US oil production PER CAPITA is down 45% since 1970 and will decline 50% by no later than the early 2020s. Get that, ladies and gents.
World oil production PER CAPITA is no higher than in 2004-05 (when Deffeyes made his prediction), and C+C is not much higher than the peak in 2000-01.
Thus, the world is where the US was in the late 1970s at the onset of deindustrialization and financialization that has resulted in unprecedented debt to wages and GDP, creating a permanent constraint on growth of real GDP per capita hereafter.
Again, “Peak Oil is history”. We are 10-11 years past the onset of LTG and into the post-Peak Oil epoch, but most of us don’t know it because we don’t understand Peak Oil.
Big sigh.
gdubya on Fri, 14th Aug 2015 12:13 am
“In 2005, daily global oil production averaged 85 million barrels per day. Daily petroleum liquids production in July was 96 million barrels per day.”

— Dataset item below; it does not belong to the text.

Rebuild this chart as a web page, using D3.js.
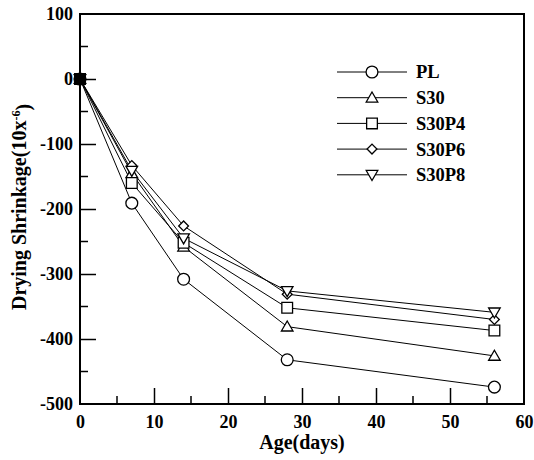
<!DOCTYPE html>
<html>
<head>
<meta charset="utf-8">
<script src="https://cdn.jsdelivr.net/npm/d3@7"></script>
<style>
  body { margin: 0; background: #fff; }
  text { font-family: "Liberation Serif", "Times New Roman", serif; font-weight: 700; }
</style>
</head>
<body>
<div id="chart"></div>
<script>
var svgWidth = 534;
var svgHeight = 460;

var margin = { top: 14, right: 10, bottom: 56, left: 80 };
var width = 524 - margin.left;
var height = 404 - margin.top;

// Data
var ages = [0, 7, 14, 28, 56];
var seriesNames = ["PL", "S30", "S30P4", "S30P6", "S30P8"];
var plValues = [0, -191, -308, -432, -474];
var s30Values = [0, -145, -258, -381, -426];
var s30p4Values = [0, -160, -252, -352, -387];
var s30p6Values = [0, -133, -226, -331, -370];
var s30p8Values = [0, -141, -245, -326, -359];
var xTicks = [0, 10, 20, 30, 40, 50, 60];
var yTicks = [100, 0, -100, -200, -300, -400, -500];

var allValues = [plValues, s30Values, s30p4Values, s30p6Values, s30p8Values];
var symbols = [d3.symbolCircle, d3.symbolTriangle, d3.symbolSquare, d3.symbolSquare, d3.symbolTriangle];
var symbolSize = [110, 58, 115, 48, 58];
var symbolRotate = [0, 0, 0, 45, 180];

var svg = d3.select("#chart")
  .append("svg")
  .attr("width", svgWidth)
  .attr("height", svgHeight);

var chart = svg.append("g")
  .attr("transform", `translate(${margin.left}, ${margin.top})`);

var x = d3.scaleLinear().domain([0, 60]).range([0, width]);
var y = d3.scaleLinear().domain([-500, 100]).range([height, 0]);

// Minor ticks (inside)
var xMinor = d3.range(5, 60, 10);
var yMinor = d3.range(-450, 100, 100);

chart.append("g")
  .selectAll("line")
  .data(xMinor)
  .enter()
  .append("line")
  .attr("x1", d => x(d)).attr("x2", d => x(d))
  .attr("y1", height).attr("y2", height - 8)
  .attr("stroke", "#000").attr("stroke-width", 1.5);

chart.append("g")
  .selectAll("line")
  .data(yMinor)
  .enter()
  .append("line")
  .attr("y1", d => y(d)).attr("y2", d => y(d))
  .attr("x1", 0).attr("x2", 8)
  .attr("stroke", "#000").attr("stroke-width", 1.5);

// Axes (plain hyphen for negatives, like the original)
var bottomAxis = d3.axisBottom(x).tickValues(xTicks).tickFormat(d => String(d))
  .tickSizeInner(-16).tickSizeOuter(0).tickPadding(22);
var leftAxis = d3.axisLeft(y).tickValues(yTicks).tickFormat(d => String(d))
  .tickSizeInner(-16).tickSizeOuter(0).tickPadding(7);

var gx = chart.append("g")
  .attr("transform", `translate(0, ${height})`)
  .call(bottomAxis);
var gy = chart.append("g").call(leftAxis);

[gx, gy].forEach(function(g) {
  g.attr("font-family", null).attr("font-size", null);
  g.select(".domain").remove();
  g.selectAll(".tick line").attr("stroke", "#000").attr("stroke-width", 1.5);
  g.selectAll(".tick text")
    .attr("font-size", "18px")
    .attr("fill", "#000");
});
gx.selectAll(".tick text").attr("dy", "0.1em");
gx.selectAll(".tick").filter(d => d === 60 || d === 0).select("line").remove();
gy.selectAll(".tick").filter(d => d === 100 || d === -500).select("line").remove();

// Frame
chart.append("rect")
  .attr("x", 0).attr("y", 0)
  .attr("width", width).attr("height", height)
  .attr("fill", "none")
  .attr("stroke", "#000")
  .attr("stroke-width", 2);

// Lines
var line = d3.line()
  .x((d, i) => x(ages[i]))
  .y(d => y(d));

chart.append("g")
  .selectAll("path")
  .data(allValues)
  .enter()
  .append("path")
  .attr("d", d => line(d))
  .attr("fill", "none")
  .attr("stroke", "#000")
  .attr("stroke-width", 1);

// Markers
function markerPath(i) {
  return d3.symbol().type(symbols[i]).size(symbolSize[i])();
}
function markerShift(i) {
  return (i === 1 || i === 4) ? " translate(0,1)" : "";
}

allValues.forEach(function(vals, i) {
  chart.append("g")
    .selectAll("path")
    .data(vals)
    .enter()
    .append("path")
    .attr("d", markerPath(i))
    .attr("transform", (d, j) => `translate(${x(ages[j])}, ${y(d)}) rotate(${symbolRotate[i]})` + markerShift(i))
    .attr("fill", (d, j) => j === 0 ? "#000" : "#fff")
    .attr("stroke", "#000")
    .attr("stroke-width", 1.3);
});

// Legend
var legend = svg.append("g").attr("transform", "translate(337, 72)");
seriesNames.forEach(function(name, i) {
  var row = legend.append("g").attr("transform", `translate(0, ${i * 25.7})`);
  row.append("line")
    .attr("x1", 0).attr("x2", 70)
    .attr("y1", 0).attr("y2", 0)
    .attr("stroke", "#000").attr("stroke-width", 1);
  row.append("path")
    .attr("d", markerPath(i))
    .attr("transform", `translate(35, 0) rotate(${symbolRotate[i]})` + markerShift(i))
    .attr("fill", "#fff")
    .attr("stroke", "#000")
    .attr("stroke-width", 1.3);
  row.append("text")
    .attr("x", 79).attr("y", 0)
    .attr("dy", "0.35em")
    .attr("font-size", "18.5px")
    .text(name);
});

// Axis labels
svg.append("text")
  .attr("x", margin.left + width / 2)
  .attr("y", 449)
  .attr("text-anchor", "middle")
  .attr("font-size", "20px")
  .text("Age(days)");

var ylab = svg.append("text")
  .attr("transform", `translate(26, ${margin.top + height / 2 - 2}) rotate(-90)`)
  .attr("text-anchor", "middle")
  .attr("font-size", "20px");
ylab.append("tspan").text("Drying Shrinkage(10x");
ylab.append("tspan").attr("dy", "-0.5em").attr("font-size", "12px").text("-6");
ylab.append("tspan").attr("dy", "0.5em").text(")");
</script>
</body>
</html>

He worded this very carefully to be both accurate and misleading. Either he is clueless or he is totally aware of the situation and intentionally lying with statistics.
ennui2 on Fri, 14th Aug 2015 1:08 pm
‘Some folks conveniently skip over the part where much of this surge in production wasn’t economical; financially or energetically, and that this, above all, signals peak utility of liquid hydrocarbons to industrial civilization.’
No mutant zombie bikers = peak-oilers have egg on their face.
This isn’t the doom it was advertised to be. There’s no way to spin that away.
Apneaman on Fri, 14th Aug 2015 1:36 pm
“shut up forever”
“This isn’t the doom it was advertised to be. There’s no way to spin that away.”
More strawman bullshit. As if there was some official agreed upon day that every single flavor of peaker 100% agreed upon and now that it hasn’t, peaks in general and depletion no longer exist and it’s 1955 again and always will be. More tard pretzel logic just like it’s snowing so global warming is not real. Same as comparing Hollywood and religious Doomsday scenarios to warnings from the scientific community.
I don’t recall Hubbert mentioning the word doom.